• **Listing**
________

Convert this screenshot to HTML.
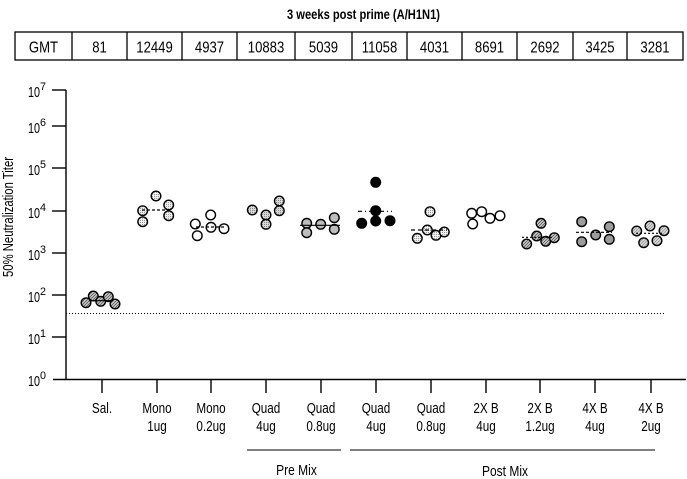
<!DOCTYPE html>
<html>
<head>
<meta charset="utf-8">
<style>
html,body{margin:0;padding:0;background:#fff;}
svg{display:block;}
text{font-family:"Liberation Sans",Arial,sans-serif;fill:#000;}
</style>
</head>
<body>
<svg width="687" height="479" viewBox="0 0 687 479" xmlns="http://www.w3.org/2000/svg">
<defs>
  <pattern id="hatch" patternUnits="userSpaceOnUse" width="3" height="3">
    <rect width="3" height="3" fill="#d0d0d0"/>
    <path d="M-1,1 L1,-1 M0,3 L3,0 M2,4 L4,2" stroke="#555" stroke-width="0.8"/>
  </pattern>
  <pattern id="hatchL" patternUnits="userSpaceOnUse" width="3" height="3">
    <rect width="3" height="3" fill="#dcdcdc"/>
    <path d="M-1,1 L1,-1 M0,3 L3,0 M2,4 L4,2" stroke="#888" stroke-width="0.7"/>
  </pattern>
  <pattern id="stip" patternUnits="userSpaceOnUse" width="2" height="2">
    <rect width="2" height="2" fill="#eeeeee"/>
    <rect width="1" height="1" fill="#9a9a9a"/>
  </pattern>
  <pattern id="stip2" patternUnits="userSpaceOnUse" width="2" height="2">
    <rect width="2" height="2" fill="#d8d8d8"/>
    <rect width="1" height="1" fill="#888"/>
  </pattern>
</defs>

<!-- Title -->
<text x="363.5" y="19" font-size="14" font-weight="bold" text-anchor="middle" textLength="153" lengthAdjust="spacingAndGlyphs">3 weeks post prime (A/H1N1)</text>

<!-- Table -->
<g stroke="#000" stroke-width="1.3" fill="none">
  <rect x="15" y="32" width="668" height="28"/>
  <line x1="72" y1="32" x2="72" y2="60"/>
  <line x1="127" y1="32" x2="127" y2="60"/>
  <line x1="182" y1="32" x2="182" y2="60"/>
  <line x1="237" y1="32" x2="237" y2="60"/>
  <line x1="295" y1="32" x2="295" y2="60"/>
  <line x1="352" y1="32" x2="352" y2="60"/>
  <line x1="407" y1="32" x2="407" y2="60"/>
  <line x1="462" y1="32" x2="462" y2="60"/>
  <line x1="517" y1="32" x2="517" y2="60"/>
  <line x1="573" y1="32" x2="573" y2="60"/>
  <line x1="627" y1="32" x2="627" y2="60"/>
</g>
<g font-size="16" text-anchor="middle">
  <text transform="translate(43.5,52.5) scale(0.82,1)">GMT</text>
  <text transform="translate(99.5,52.5) scale(0.82,1)">81</text>
  <text transform="translate(154.5,52.5) scale(0.82,1)">12449</text>
  <text transform="translate(209.5,52.5) scale(0.82,1)">4937</text>
  <text transform="translate(266,52.5) scale(0.82,1)">10883</text>
  <text transform="translate(323.5,52.5) scale(0.82,1)">5039</text>
  <text transform="translate(379.5,52.5) scale(0.82,1)">11058</text>
  <text transform="translate(434.5,52.5) scale(0.82,1)">4031</text>
  <text transform="translate(489.5,52.5) scale(0.82,1)">8691</text>
  <text transform="translate(545,52.5) scale(0.82,1)">2692</text>
  <text transform="translate(600,52.5) scale(0.82,1)">3425</text>
  <text transform="translate(655,52.5) scale(0.82,1)">3281</text>
</g>

<!-- Axes -->
<g stroke="#000" stroke-width="1.4" fill="none">
  <line x1="66" y1="90" x2="66" y2="379.5"/>
  <line x1="53" y1="379.5" x2="686" y2="379.5"/>
  <line x1="52" y1="90" x2="66" y2="90"/>
  <line x1="52" y1="126" x2="66" y2="126"/>
  <line x1="52" y1="168" x2="66" y2="168"/>
  <line x1="52" y1="211" x2="66" y2="211"/>
  <line x1="52" y1="253" x2="66" y2="253"/>
  <line x1="52" y1="295" x2="66" y2="295"/>
  <line x1="52" y1="337" x2="66" y2="337"/>
  <!-- x ticks -->
  <line x1="102" y1="379" x2="102" y2="393"/>
  <line x1="157" y1="379" x2="157" y2="393"/>
  <line x1="211" y1="379" x2="211" y2="393"/>
  <line x1="266" y1="379" x2="266" y2="393"/>
  <line x1="321" y1="379" x2="321" y2="393"/>
  <line x1="376" y1="379" x2="376" y2="393"/>
  <line x1="431" y1="379" x2="431" y2="393"/>
  <line x1="486" y1="379" x2="486" y2="393"/>
  <line x1="540" y1="379" x2="540" y2="393"/>
  <line x1="595" y1="379" x2="595" y2="393"/>
  <line x1="651" y1="379" x2="651" y2="393"/>
</g>

<!-- Y tick labels -->
<g>
  <text x="28" y="97" font-size="15" textLength="12" lengthAdjust="spacingAndGlyphs">10</text><text x="40" y="90" font-size="11" textLength="6" lengthAdjust="spacingAndGlyphs">7</text>
  <text x="28" y="133" font-size="15" textLength="12" lengthAdjust="spacingAndGlyphs">10</text><text x="40" y="126" font-size="11" textLength="6" lengthAdjust="spacingAndGlyphs">6</text>
  <text x="28" y="175" font-size="15" textLength="12" lengthAdjust="spacingAndGlyphs">10</text><text x="40" y="168" font-size="11" textLength="6" lengthAdjust="spacingAndGlyphs">5</text>
  <text x="28" y="218" font-size="15" textLength="12" lengthAdjust="spacingAndGlyphs">10</text><text x="40" y="211" font-size="11" textLength="6" lengthAdjust="spacingAndGlyphs">4</text>
  <text x="28" y="260" font-size="15" textLength="12" lengthAdjust="spacingAndGlyphs">10</text><text x="40" y="253" font-size="11" textLength="6" lengthAdjust="spacingAndGlyphs">3</text>
  <text x="28" y="302" font-size="15" textLength="12" lengthAdjust="spacingAndGlyphs">10</text><text x="40" y="295" font-size="11" textLength="6" lengthAdjust="spacingAndGlyphs">2</text>
  <text x="28" y="344" font-size="15" textLength="12" lengthAdjust="spacingAndGlyphs">10</text><text x="40" y="337" font-size="11" textLength="6" lengthAdjust="spacingAndGlyphs">1</text>
  <text x="28" y="386" font-size="15" textLength="12" lengthAdjust="spacingAndGlyphs">10</text><text x="40" y="379" font-size="11" textLength="6" lengthAdjust="spacingAndGlyphs">0</text>
</g>

<!-- Y axis title -->
<text transform="translate(13,217) rotate(-90)" font-size="15" text-anchor="middle" textLength="120" lengthAdjust="spacingAndGlyphs">50% Neutralization Titer</text>

<!-- Dotted LOD line -->
<line x1="66" y1="313.5" x2="665" y2="313.5" stroke="#000" stroke-width="1" stroke-dasharray="1,2"/>

<!-- X labels -->
<g font-size="15" text-anchor="middle">
  <text transform="translate(102,413) scale(0.78,1)">Sal.</text>
  <text transform="translate(157,413) scale(0.78,1)">Mono</text>
  <text transform="translate(157,431) scale(0.78,1)">1ug</text>
  <text transform="translate(211,413) scale(0.78,1)">Mono</text>
  <text transform="translate(211,431) scale(0.78,1)">0.2ug</text>
  <text transform="translate(266,413) scale(0.78,1)">Quad</text>
  <text transform="translate(266,431) scale(0.78,1)">4ug</text>
  <text transform="translate(321,413) scale(0.78,1)">Quad</text>
  <text transform="translate(321,431) scale(0.78,1)">0.8ug</text>
  <text transform="translate(376,413) scale(0.78,1)">Quad</text>
  <text transform="translate(376,431) scale(0.78,1)">4ug</text>
  <text transform="translate(431,413) scale(0.78,1)">Quad</text>
  <text transform="translate(431,431) scale(0.78,1)">0.8ug</text>
  <text transform="translate(486,413) scale(0.78,1)">2X B</text>
  <text transform="translate(486,431) scale(0.78,1)">4ug</text>
  <text transform="translate(540,413) scale(0.78,1)">2X B</text>
  <text transform="translate(540,431) scale(0.78,1)">1.2ug</text>
  <text transform="translate(595,413) scale(0.78,1)">4X B</text>
  <text transform="translate(595,431) scale(0.78,1)">4ug</text>
  <text transform="translate(651,413) scale(0.78,1)">4X B</text>
  <text transform="translate(651,431) scale(0.78,1)">2ug</text>
  <text transform="translate(296.5,475) scale(0.8,1)">Pre Mix</text>
  <text transform="translate(505,476) scale(0.8,1)">Post Mix</text>
</g>
<g stroke="#000" stroke-width="1">
  <line x1="247" y1="450" x2="341" y2="450"/>
  <line x1="350" y1="450" x2="655" y2="450"/>
</g>

<!-- Data points -->
<g stroke="#000" stroke-width="1.4">
  <!-- Sal -->
  <g fill="url(#hatch)">
    <circle cx="86" cy="302.7" r="4.8"/><circle cx="93.3" cy="296" r="4.8"/><circle cx="100.7" cy="301.3" r="4.8"/><circle cx="108.3" cy="296.7" r="4.8"/><circle cx="115" cy="304" r="4.8"/>
  </g>
  <!-- Mono 1ug -->
  <g fill="url(#stip)">
    <circle cx="156" cy="196" r="4.8"/><circle cx="142.7" cy="210.7" r="4.8"/><circle cx="142.7" cy="221.7" r="4.8"/><circle cx="168.7" cy="205" r="4.8"/><circle cx="168.7" cy="215.7" r="4.8"/>
  </g>
  <!-- Mono 0.2ug -->
  <g fill="#fff">
    <circle cx="210.7" cy="215" r="4.8"/><circle cx="195.3" cy="224" r="4.8"/><circle cx="197.3" cy="235.7" r="4.8"/><circle cx="211" cy="227.3" r="4.8"/><circle cx="224" cy="228.7" r="4.8"/>
  </g>
  <!-- Quad 4ug pre -->
  <g fill="url(#stip2)">
    <circle cx="252.3" cy="210" r="4.8"/><circle cx="266" cy="215" r="4.8"/><circle cx="266" cy="224.3" r="4.8"/><circle cx="279.3" cy="201" r="4.8"/><circle cx="279.3" cy="210.7" r="4.8"/>
  </g>
  <!-- Quad 0.8ug pre -->
  <g fill="#bdbdbd">
    <circle cx="306.7" cy="223.3" r="4.8"/><circle cx="306.7" cy="232.7" r="4.8"/><circle cx="320.7" cy="224.3" r="4.8"/><circle cx="334.3" cy="217.7" r="4.8"/><circle cx="334.3" cy="229.3" r="4.8"/>
  </g>
  <!-- Quad 4ug post -->
  <g fill="#000">
    <circle cx="375.7" cy="182.3" r="4.8"/><circle cx="375.7" cy="210.7" r="4.8"/><circle cx="375.7" cy="221" r="4.8"/><circle cx="361.7" cy="223.3" r="4.8"/><circle cx="390" cy="220.7" r="4.8"/>
  </g>
  <!-- Quad 0.8ug post -->
  <g fill="url(#stip)">
    <circle cx="430" cy="211.7" r="4.8"/><circle cx="417.3" cy="238.3" r="4.8"/><circle cx="427.3" cy="230" r="4.8"/><circle cx="436" cy="235.3" r="4.8"/><circle cx="444.3" cy="232" r="4.8"/>
  </g>
  <!-- 2X B 4ug -->
  <g fill="#fff">
    <circle cx="471.7" cy="213.3" r="4.8"/><circle cx="481.7" cy="211.7" r="4.8"/><circle cx="472.7" cy="224" r="4.8"/><circle cx="490" cy="218.3" r="4.8"/><circle cx="500" cy="215.7" r="4.8"/>
  </g>
  <!-- 2X B 1.2ug -->
  <g fill="url(#hatch)">
    <circle cx="541" cy="223.3" r="4.8"/><circle cx="536.7" cy="236" r="4.8"/><circle cx="526.7" cy="244" r="4.8"/><circle cx="545.7" cy="241.3" r="4.8"/><circle cx="554.3" cy="237.7" r="4.8"/>
  </g>
  <!-- 4X B 4ug -->
  <g fill="#9c9c9c">
    <circle cx="581.7" cy="221.7" r="4.8"/><circle cx="581.7" cy="241.7" r="4.8"/><circle cx="595.7" cy="235" r="4.8"/><circle cx="609.3" cy="226.7" r="4.8"/><circle cx="609.3" cy="239.3" r="4.8"/>
  </g>
  <!-- 4X B 2ug -->
  <g fill="url(#hatchL)">
    <circle cx="636.7" cy="231" r="4.8"/><circle cx="650" cy="226" r="4.8"/><circle cx="664" cy="230.7" r="4.8"/><circle cx="643.7" cy="242.7" r="4.8"/><circle cx="657" cy="240.7" r="4.8"/>
  </g>
</g>

<!-- Mean lines -->
<g stroke="#000" stroke-width="1.2" fill="none">
  <line x1="89" y1="300.7" x2="113" y2="300.7"/>
  <line x1="142" y1="210" x2="170" y2="210" stroke-dasharray="3,2"/>
  <line x1="196" y1="227" x2="224" y2="227" stroke-dasharray="3,2"/>
  <line x1="300" y1="225.3" x2="340" y2="225.3"/>
  <line x1="358" y1="211.3" x2="392" y2="211.3" stroke-dasharray="4,3,1,3"/>
  <line x1="411" y1="230" x2="447" y2="230" stroke-dasharray="4,3"/>
  <line x1="522" y1="237.3" x2="552" y2="237.3" stroke-dasharray="2,2"/>
  <line x1="576" y1="232.3" x2="612" y2="232.3" stroke-dasharray="3,2"/>
  <line x1="636" y1="233.3" x2="664" y2="233.3" stroke-dasharray="2,2"/>
</g>
</svg>
</body>
</html>
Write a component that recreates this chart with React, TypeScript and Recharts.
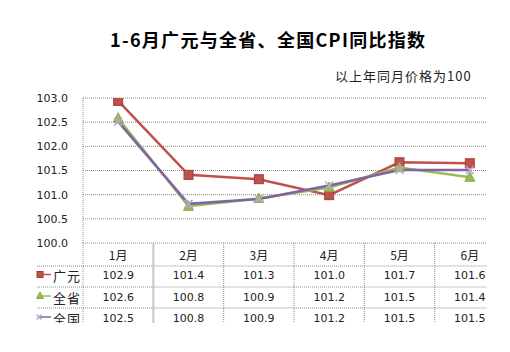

________

• **Given request**
Please reproduce, word for word, every line from the first line of the records above through the line containing "post prime (A/H1N1)</text>", and leave out the pictures.

• **Solution to this task**
Convert this screenshot to HTML.
<!DOCTYPE html>
<html>
<head>
<meta charset="utf-8">
<style>
html,body{margin:0;padding:0;background:#fff;}
svg{display:block;}
text{font-family:"Liberation Sans",Arial,sans-serif;fill:#000;}
</style>
</head>
<body>
<svg width="687" height="479" viewBox="0 0 687 479" xmlns="http://www.w3.org/2000/svg">
<defs>
  <pattern id="hatch" patternUnits="userSpaceOnUse" width="3" height="3">
    <rect width="3" height="3" fill="#d0d0d0"/>
    <path d="M-1,1 L1,-1 M0,3 L3,0 M2,4 L4,2" stroke="#555" stroke-width="0.8"/>
  </pattern>
  <pattern id="hatchL" patternUnits="userSpaceOnUse" width="3" height="3">
    <rect width="3" height="3" fill="#dcdcdc"/>
    <path d="M-1,1 L1,-1 M0,3 L3,0 M2,4 L4,2" stroke="#888" stroke-width="0.7"/>
  </pattern>
  <pattern id="stip" patternUnits="userSpaceOnUse" width="2" height="2">
    <rect width="2" height="2" fill="#eeeeee"/>
    <rect width="1" height="1" fill="#9a9a9a"/>
  </pattern>
  <pattern id="stip2" patternUnits="userSpaceOnUse" width="2" height="2">
    <rect width="2" height="2" fill="#d8d8d8"/>
    <rect width="1" height="1" fill="#888"/>
  </pattern>
</defs>

<!-- Title -->
<text x="363.5" y="19" font-size="14" font-weight="bold" text-anchor="middle" textLength="153" lengthAdjust="spacingAndGlyphs">3 weeks post prime (A/H1N1)</text>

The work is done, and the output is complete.